Kunstart: Fotografie
Technik: Großformat
Stil: Realismus


Vita / Lebenslauf:
essay by Christopher Youngs
September 2008

When first looking at Stephen Brookbank’s series, Live / Work, the photographs frequently appear to be concerned with the ongoing tension between residential and industrial land use, a fairly traditional theme in the cultural landscape. This would be a misconception. Instead, by framing where people live in close proximity to where people work, Brookbank reveals more subtle aspects of the relationship. That these images are not harmonious in a visual sense is clear, but, in their very discord, they tell a story of co-joined un-identical twins: co-existing despite themselves because of their interdependence.

Today it seems all too easy to view industry as a sinister manifestation of Capitalism: denuding nature and invading the serenity of residential communities. On the other hand, the conversion of factories and warehouses South of Queen Street West in Toronto, into artists’ studios, art galleries, expensive restaurants and extravagant condominiums suggests that the struggle for space is a double-edged sword.
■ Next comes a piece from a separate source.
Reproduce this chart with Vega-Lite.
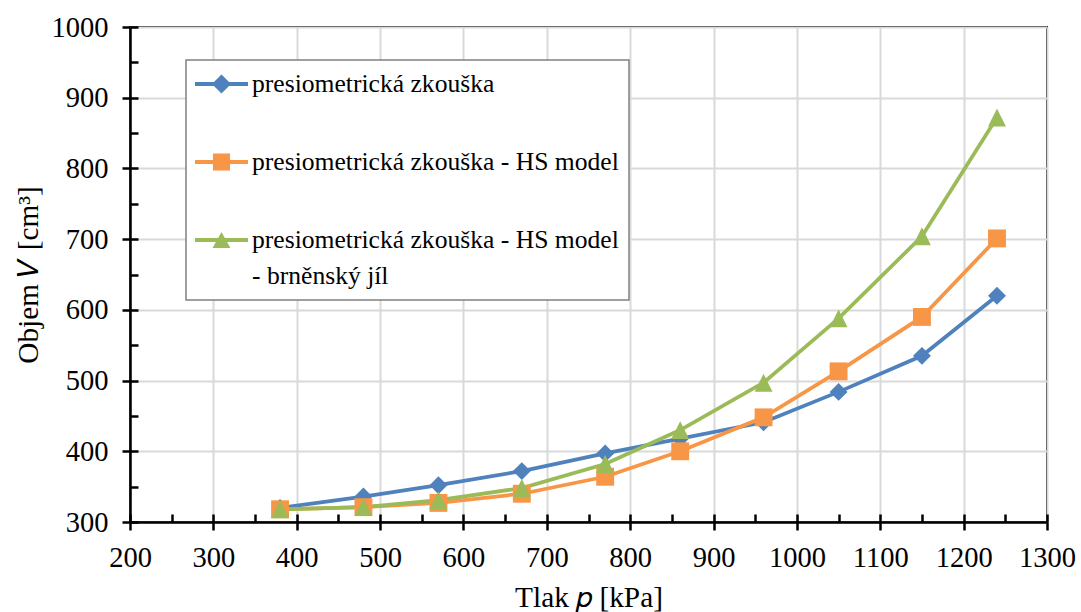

The gentrification of neighborhoods creates higher income housing and forces some earlier residents to have to move away to more affordable dwellings.

In many cases large remnants of an industry have been demolished to accommodate city planners’ dreams. Le Corbusier was said to have commented that the grain elevators along Montreal’s St. Lawrence shoreline were the best architecture he had seen in Canada. They have since disappeared to be replaced by parks, housing and museums.

In these photographs there isn’t a simplistic black or white, good or bad– no misguided missionary zeal. We always seem eager to leap to the rescue of perceived endangerments to our environment: even extending our moralistic point of view to the extent that some animals (often snakes, sharks and lawyers) are inherently evil and that others, such as otters, kittens, and meerkats are not just good but cute.

In Brookbank’s eye, these images of the codependency between industry and housing are magnified, quietly dramatized, by the close juxtaposition of the home and the factory. These factories, oil depots and warehouses are still functioning, and the adjacent houses are still occupied- forming an unexpected symbiotic relationship.

The panoramic view of Hamilton, Ontario acts as an introduction, an overview to an anthology of smaller vignettes. Hamilton is an industrial city, owing its very existence to the steel industry. Without the factories, smelters belching smoke, there would be no houses. In the past, many industrial developments included housing for the labors: accommodations ranging from row houses to dormitories. So, the proliferation of housing was a natural extension of industry. The more removed, elegant homes of the owners and upper management were also a byproduct of the factories. So, the residential areas grew up around the factories. Plants did not invade the space of the housing. Virtually all of these photographs are reminders of that earlier time. A time when workers may have been underpaid and unappreciated, but at least the walk to work was an easy commute.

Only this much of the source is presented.